Wednesday, February 4, 2009

Bank Of America Claims It Did Not Engage in Superbowl Carnival

Bank of Countrywide Lynch came out with a surprising release earlier in which it defended itself from media allegations that it had spent $10 million of TARP money on a 5 day Super Bowl carnival and that senior management was in fact not at the 20 yard line (cheering the Cardinals). Talk about having to get something off your chest and reacting a little excessively to some innocent rumors - not like some SVP in IB (one of the 3 left) was caught in a $35,000 port-a-potty with his pants around his ankles as he was instructing some Playboy playmate how to fill out a mortgage application. After all Ken Lewis was merely "concerned about the academic and physical fitness programs for at-risk youth in the Tampa area."

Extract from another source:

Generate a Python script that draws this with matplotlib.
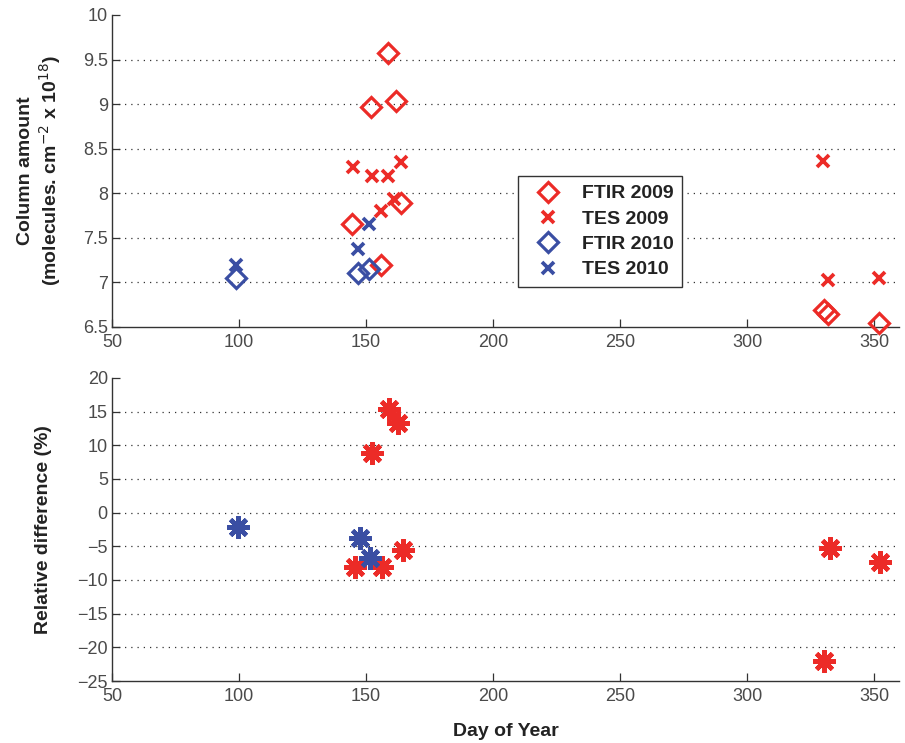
import matplotlib
matplotlib.use("Agg")
import matplotlib.pyplot as plt

plt.rcParams['font.family'] = ['Liberation Sans', 'DejaVu Sans']

RED = '#ec2b27'
BLUE = '#3a4ea3'

# Top panel: column amounts (x 1e18 molecules/cm2)
ftir2009_day = [144.5, 152, 156, 158.7, 161.8, 163.8, 330.5, 332, 352]
ftir2009_val = [7.65, 8.97, 7.20, 9.57, 9.03, 7.89, 6.69, 6.65, 6.54]
tes2009_day = [144.9, 152.3, 156, 158.7, 161, 163.8, 330, 332, 352]
tes2009_val = [8.29, 8.19, 7.80, 8.19, 7.94, 8.35, 8.36, 7.03, 7.05]
ftir2010_day = [99, 147, 151]
ftir2010_val = [7.05, 7.11, 7.15]
tes2010_day = [99, 147, 151]
tes2010_val = [7.20, 7.37, 7.65]

# Bottom panel: relative difference (%)
rd2009_day = [145.7, 152.4, 156.3, 159, 162.6, 164.6, 330.5, 332.5, 352.5]
rd2009_val = [-8.0, 8.8, -8.0, 15.4, 13.3, -5.5, -22.0, -5.3, -7.4]
rd2010_day = [99.6, 147.6, 151.6]
rd2010_val = [-2.1, -3.7, -6.7]

xticks = [50, 100, 150, 200, 250, 300, 350]
yticks_top = [6.5, 7, 7.5, 8, 8.5, 9, 9.5, 10]
ytick_top_labels = ['6.5', '7', '7.5', '8', '8.5', '9', '9.5', '10']
yticks_bot = [-25, -20, -15, -10, -5, 0, 5, 10, 15, 20]

fig = plt.figure(figsize=(9.05, 7.43), dpi=100)
ax1 = fig.add_axes([0.1238, 0.5599, 0.870, 0.420])
ax2 = fig.add_axes([0.1238, 0.0834, 0.870, 0.408])

TICKC = '#4a4a4a'

def style(ax, yt, ylabels=None):
    ax.set_xlim(50, 360)
    ax.set_xticks(xticks)
    ax.set_yticks(yt)
    if ylabels is not None:
        ax.set_yticklabels(ylabels)
    else:
        ax.set_yticklabels([str(v).replace('-', '\u2212') for v in yt])
    for s in ['top', 'right']:
        ax.spines[s].set_visible(False)
    for s in ['left', 'bottom']:
        ax.spines[s].set_color('#333333')
        ax.spines[s].set_linewidth(1.0)
    ax.tick_params(direction='in', length=6, width=0.9, colors='#333333',
                   labelcolor=TICKC, labelsize=13)
    ax.tick_params(axis='y', pad=3)
    ax.tick_params(axis='x', pad=5)
    for y in yt[1:-1]:
        ax.axhline(y, color='#333333', linestyle=(0, (1, 4)), linewidth=0.9, zorder=0)

ax1.set_ylim(6.5, 10)
style(ax1, yticks_top, ytick_top_labels)
ax2.set_ylim(-25, 20)
style(ax2, yticks_bot)

ms_d = 10.5
ax1.plot(ftir2009_day, ftir2009_val, 'D', ms=ms_d, mfc='none', mec=RED, mew=2.3,
         clip_on=False, zorder=3, label='FTIR 2009')
ax1.plot(tes2009_day, tes2009_val, 'x', ms=8, mec=RED, mew=2.7,
         clip_on=False, zorder=3, label='TES 2009')
ax1.plot(ftir2010_day, ftir2010_val, 'D', ms=ms_d, mfc='none', mec=BLUE, mew=2.3,
         clip_on=False, zorder=3, label='FTIR 2010')
ax1.plot(tes2010_day, tes2010_val, 'x', ms=8, mec=BLUE, mew=2.7,
         clip_on=False, zorder=3, label='TES 2010')

star = (8, 2, 0)
ax2.plot(rd2009_day, rd2009_val, linestyle='none', marker=star, ms=16, mec=RED,
         mfc=RED, mew=3.3, zorder=3)
ax2.plot(rd2010_day, rd2010_val, linestyle='none', marker=star, ms=16, mec=BLUE,
         mfc=BLUE, mew=3.3, zorder=3)

leg = ax1.legend(loc='upper left', bbox_to_anchor=(0.516, 0.484), frameon=True,
                 fancybox=False, edgecolor='#333333', framealpha=1,
                 prop={'weight': 'bold', 'size': 14}, handlelength=2.2,
                 borderpad=0.45, labelspacing=0.4, handletextpad=0.6,
                 borderaxespad=0)
leg.get_frame().set_linewidth(1.0)
for t in leg.get_texts():
    t.set_color('#222222')

ax1.set_ylabel('Column amount\n(molecules. cm$^{-2}$ x 10$^{18}$)',
               fontsize=14, fontweight='bold', color='#222222', labelpad=14,
               linespacing=1.2)
ax2.set_ylabel('Relative difference (%)', fontsize=14, fontweight='bold',
               color='#222222', labelpad=18)
ax2.set_xlabel('Day of Year', fontsize=14, fontweight='bold', color='#222222',
               labelpad=13)

fig.savefig('out.png', dpi=100)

Anyway, the full letter which just reeks of a guilty conscience here for your reading pleasure:

To: Distribution
Re: Reporting on BAC’s Super Bowl Activities

The attached letter, dated February 3, was distributed to a number of select news outlets following stories that have created an inaccurate impression about the extent of the bank’s involvement at this year’s Super Bowl. The continued misinformation in additional editorial accounts of our activities have required us to more broadly distribute this letter.

February 3, 2009

Your recent story about Bank of America’s activities at this year’s Super Bowl, we believe, may have created an inaccurate impression among your readers and viewers about the extent of our involvement, and we wanted to take this opportunity to provide the following clarification:

- Bank of America did not spend $10 million on the Super Bowl or use federal TARP funding for activities at the Super Bowl.

- We did not host a five-day NFL “carnival” as portrayed in some news accounts.

- And senior management of the company did not attend the Super Bowl.

Rather, we have a multi-million dollar business relationship with the NFL that generates millions of dollars in revenue for the bank through the sales of checking, savings and credit card accounts, commercial lending, cash management and wealth management. Our relationship with the NFL is a carefully managed and heavily evaluated business that generates profits for our shareholders that are many multiples of what we pay the NFL.

The NFL Experience, which was at the center of these reports, is an NFL-owned event which Bank of America sponsored to give local families in the Tampa Bay area an opportunity to participate in the excitement of the Super Bowl. A portion of the proceeds were donated through the NFL to support academic and physical fitness programs for at-risk youth in the Tampa area.

Typically, these are numbers that we don’t provide for competitive reasons. However, the extent of misinformation and the impressions left by your report and other news accounts required further clarification.

We appreciate this opportunity to provide additional clarity.